I knew from pictures that his plane was "The Herd of Bald Goats", so I found the history of his unit and the different crews on the web. What I knew was he and his crew sailed back to San Fran; what I read was how the maintenance crew and replacement pilots attempted to bring Dad's plane back to the States but it went down somewhere in the Pacific without a trace. Reading the history of those bomber groups, that wasn't all that uncommon an event. Damn.
early in the war, to be on any bomber you had to be a special breed of man. That's why I don't think many of them ever wanted to be called a hero. Too many were asked to do tasks that no human should be asked to do. And they were asked to do it many times. I think WWII vets would cringe at how readily we use that word today.
In reading the book "The Old Breed" Eugene Sledge (great name for a war guy) comes to the realization after just finishing one of the bloodiest battles on Guadal Canal that they were expendable, the military was just going to keep sending him in to fight like this again and again, and whoever died next to him was just replaced. After the war he goes back home to a army job fair where a young woman asks him a series of questions about what skillset he has - welding , typing, accounting, etc. to which he answers no to each one. She finally asks out of exasperation if he has any skills and he responds "I'm damn good at killing Japanese, do you have any openings for that?"
That scene helped me understand alot about my old man as a 44 year old that I couldn't figure out as a teenager.
Re: MIT Engineers
Posted: Wed Sep 06, 2017 1:42 pm
by hedge
"My dad never said much about his action in the Pacific either."
Now that I think about it, damn, how old were your dads when you were born? eCat, your dad must've been well into his 40's when you were born. Tick, I don't know how old you are, but I always assumed it was about my age (51), in which case your dad had to be in his mid 40's at least when you were born.
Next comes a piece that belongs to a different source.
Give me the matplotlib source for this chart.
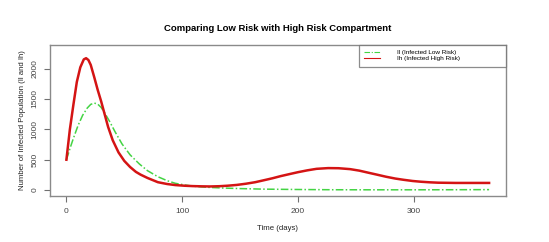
import matplotlib.pyplot as plt

plt.rcParams['font.family'] = ['Liberation Sans', 'DejaVu Sans']

# values (days, infected counts)
t_low = [0, 3, 6, 10, 14, 18, 21, 24, 27, 30, 33, 37, 42, 48, 55, 63, 70, 79, 87, 94,
         102, 109, 117, 124, 135, 150, 170, 200, 230, 260, 300, 330, 365]
il = [500, 680, 850, 1060, 1230, 1350, 1410, 1432, 1415, 1360, 1270, 1140, 960, 760, 580,
      430, 320, 220, 155, 112, 85, 66, 52, 44, 34, 25, 16, 10, 6, 5, 5, 6, 8]

t_high = [0, 3, 6, 9, 12, 15, 17, 19, 21, 24, 27, 30, 33, 36, 40, 45, 50, 55, 60, 64,
          70, 79, 87, 94, 102, 109, 117, 124, 132, 139, 147, 155, 163, 170, 178, 185,
          193, 200, 208, 216, 226, 235, 245, 253, 261, 268, 276, 284, 291, 299, 306,
          314, 321, 336, 350, 365]
ih = [500, 1000, 1400, 1780, 2020, 2150, 2170, 2140, 2060, 1860, 1650, 1460, 1250, 1040,
      820, 620, 480, 380, 300, 255, 200, 130, 100, 83, 72, 66, 62, 60, 64, 72, 85, 105,
      130, 160, 195, 230, 265, 295, 325, 350, 362, 360, 345, 320, 285, 255, 220, 190,
      170, 150, 138, 128, 122, 118, 118, 118]

W, H = 549, 242
fig = plt.figure(figsize=(W / 100, H / 100), dpi=100)
ax = fig.add_axes([49.5 / W, (H - 195.7) / H, (506 - 49.5) / W, (195.7 - 44.7) / H])

ax.plot(t_low, il, color='#44d444', lw=1.1, ls=(0, (5, 1.5, 1, 1.5)),
        label='Il (Infected Low Risk)')
ax.plot(t_high, ih, color='#d41414', lw=1.8, label='Ih (Infected High Risk)')

ax.set_xlim(-14.6, 379.6)
ax.set_ylim(-92, 2392)
ax.set_xticks([0, 100, 200, 300])
ax.set_yticks([0, 500, 1000, 1500, 2000])

for s in ax.spines.values():
    s.set_color('#8a8a8a')
    s.set_linewidth(1.0)
ax.tick_params(direction='out', length=4, width=0.8, color='#707070',
               labelsize=6, labelcolor='#444444')
ax.tick_params(axis='x', pad=5)
ax.tick_params(axis='y', pad=4)
for lab in ax.get_yticklabels():
    lab.set_rotation(90)
    lab.set_va('center')

ax.set_title('Comparing Low Risk with High Risk Compartment', fontsize=6.8,
             fontweight='bold', pad=10)
ax.set_xlabel('Time (days)', fontsize=5.6, labelpad=7, color='#222222')
ax.set_ylabel('Number of Infected Population (Il and Ih)', fontsize=5.6,
              labelpad=4, color='#222222')

x0 = (358.5 - 49.5) / (506 - 49.5)
leg = ax.legend(loc='upper left', bbox_to_anchor=(x0, 0, 1 - x0, 1.0), mode='expand',
                fontsize=4.6, frameon=True, fancybox=False,
                handlelength=2.6, borderaxespad=0, borderpad=0.8,
                labelspacing=0.1, handletextpad=2.6)
leg.get_frame().set_edgecolor('#707070')
leg.get_frame().set_linewidth(0.9)
for line in leg.get_lines():
    line.set_linewidth(0.8)

fig.savefig('out.png', dpi=100, facecolor='white')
That was kinda old for back then...
Re: MIT Engineers
Posted: Wed Sep 06, 2017 1:52 pm
by bluetick
hedge wrote:"My dad never said much about his action in the Pacific either."
Now that I think about it, damn, how old were your dads when you were born? eCat, your dad must've been well into his 40's when you were born. Tick, I don't know how old you are, but I always assumed it was about my age (51), in which case your dad had to be in his mid 40's at least when you were born. That was kinda old for back then...
Dad was born 1/10/20 and died 2/27/96. He was 37, Mom was 36 when they got one more unexpected bundle of joy.